Published by South-Western College
ISBN 10: 128516587X
ISBN 13: 978-1-28516-587-5

Chapter 17 - Part V - Oligopoly - Problems and Applications - Page 368: 5

Answer

a) Synergy doesn't have a dominant strategy. b) Dynaco has a dominant strategy of a large budget. c) Yes, there is a Nash equilibrium for this scenario. Both firms will have large budgets.

Work Step by Step

a) If Dynaco was to have a large budget, Synergy would be better off with a large budget (gaining 20 million dollars) than with a small budget (gaining nothing). However, if Dynaco was to have a small budget, Synergy would be better off with a small budget (gaining 40 million dollars) than with a large budget (gaining 30 million dollars). b) If Synergy was to have a large budget, Synergy would be better off with a large budget (gaining 30 million dollars) than with a small budget (gaining nothing).

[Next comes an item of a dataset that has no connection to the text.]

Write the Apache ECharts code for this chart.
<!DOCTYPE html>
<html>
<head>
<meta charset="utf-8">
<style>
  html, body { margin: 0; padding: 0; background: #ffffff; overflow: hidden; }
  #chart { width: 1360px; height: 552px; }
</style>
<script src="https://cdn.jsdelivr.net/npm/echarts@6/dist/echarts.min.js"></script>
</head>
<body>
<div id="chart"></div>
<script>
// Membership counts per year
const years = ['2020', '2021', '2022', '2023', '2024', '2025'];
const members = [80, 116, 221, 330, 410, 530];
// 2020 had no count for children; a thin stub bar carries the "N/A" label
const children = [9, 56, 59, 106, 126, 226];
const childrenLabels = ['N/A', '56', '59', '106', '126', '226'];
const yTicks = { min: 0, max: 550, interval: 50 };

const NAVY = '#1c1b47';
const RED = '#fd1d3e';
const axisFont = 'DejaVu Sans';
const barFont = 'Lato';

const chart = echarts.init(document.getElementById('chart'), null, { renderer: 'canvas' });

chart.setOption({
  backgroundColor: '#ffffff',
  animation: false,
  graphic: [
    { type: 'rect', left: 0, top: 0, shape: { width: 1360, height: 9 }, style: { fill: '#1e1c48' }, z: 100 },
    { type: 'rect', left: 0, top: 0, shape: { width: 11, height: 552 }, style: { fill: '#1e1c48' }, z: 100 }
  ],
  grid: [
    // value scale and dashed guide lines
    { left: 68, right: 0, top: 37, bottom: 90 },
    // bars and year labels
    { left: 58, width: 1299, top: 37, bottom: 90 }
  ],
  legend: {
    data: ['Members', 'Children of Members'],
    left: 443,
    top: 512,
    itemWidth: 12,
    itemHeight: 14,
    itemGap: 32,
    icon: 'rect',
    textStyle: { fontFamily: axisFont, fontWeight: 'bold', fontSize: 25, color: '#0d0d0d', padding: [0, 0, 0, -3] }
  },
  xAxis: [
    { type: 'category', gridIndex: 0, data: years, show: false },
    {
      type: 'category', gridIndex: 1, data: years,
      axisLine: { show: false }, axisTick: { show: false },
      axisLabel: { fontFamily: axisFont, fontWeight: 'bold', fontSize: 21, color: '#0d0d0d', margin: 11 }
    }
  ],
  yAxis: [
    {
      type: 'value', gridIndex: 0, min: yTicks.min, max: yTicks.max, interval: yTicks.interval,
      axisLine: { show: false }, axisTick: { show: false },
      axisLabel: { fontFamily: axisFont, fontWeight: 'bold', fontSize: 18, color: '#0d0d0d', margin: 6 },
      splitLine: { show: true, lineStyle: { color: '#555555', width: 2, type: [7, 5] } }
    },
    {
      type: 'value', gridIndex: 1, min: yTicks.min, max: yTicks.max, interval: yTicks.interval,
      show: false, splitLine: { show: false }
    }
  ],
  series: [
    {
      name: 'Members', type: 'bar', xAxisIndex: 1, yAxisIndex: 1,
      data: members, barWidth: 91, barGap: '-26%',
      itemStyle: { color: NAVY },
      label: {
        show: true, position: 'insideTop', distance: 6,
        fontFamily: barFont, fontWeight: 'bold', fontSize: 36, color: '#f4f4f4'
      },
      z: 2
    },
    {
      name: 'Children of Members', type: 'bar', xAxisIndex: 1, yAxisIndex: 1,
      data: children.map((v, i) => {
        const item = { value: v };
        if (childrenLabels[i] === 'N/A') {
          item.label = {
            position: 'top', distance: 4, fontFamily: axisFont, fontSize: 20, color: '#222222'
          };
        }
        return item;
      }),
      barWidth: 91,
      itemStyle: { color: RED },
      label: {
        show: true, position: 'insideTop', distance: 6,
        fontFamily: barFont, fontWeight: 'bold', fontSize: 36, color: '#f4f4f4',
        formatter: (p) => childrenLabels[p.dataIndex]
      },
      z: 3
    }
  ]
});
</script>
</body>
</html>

However, if Synergy was to have a small budget, Synergy would be better off with a large budget (gaining 70 million dollars) than with a large budget (gaining 50 million dollars). c) Synergy doesn't have a dominant strategy. However, Dynaco has a dominant strategy of having a large budget. Thus, Synergy would be better off with a large budget than a small budget.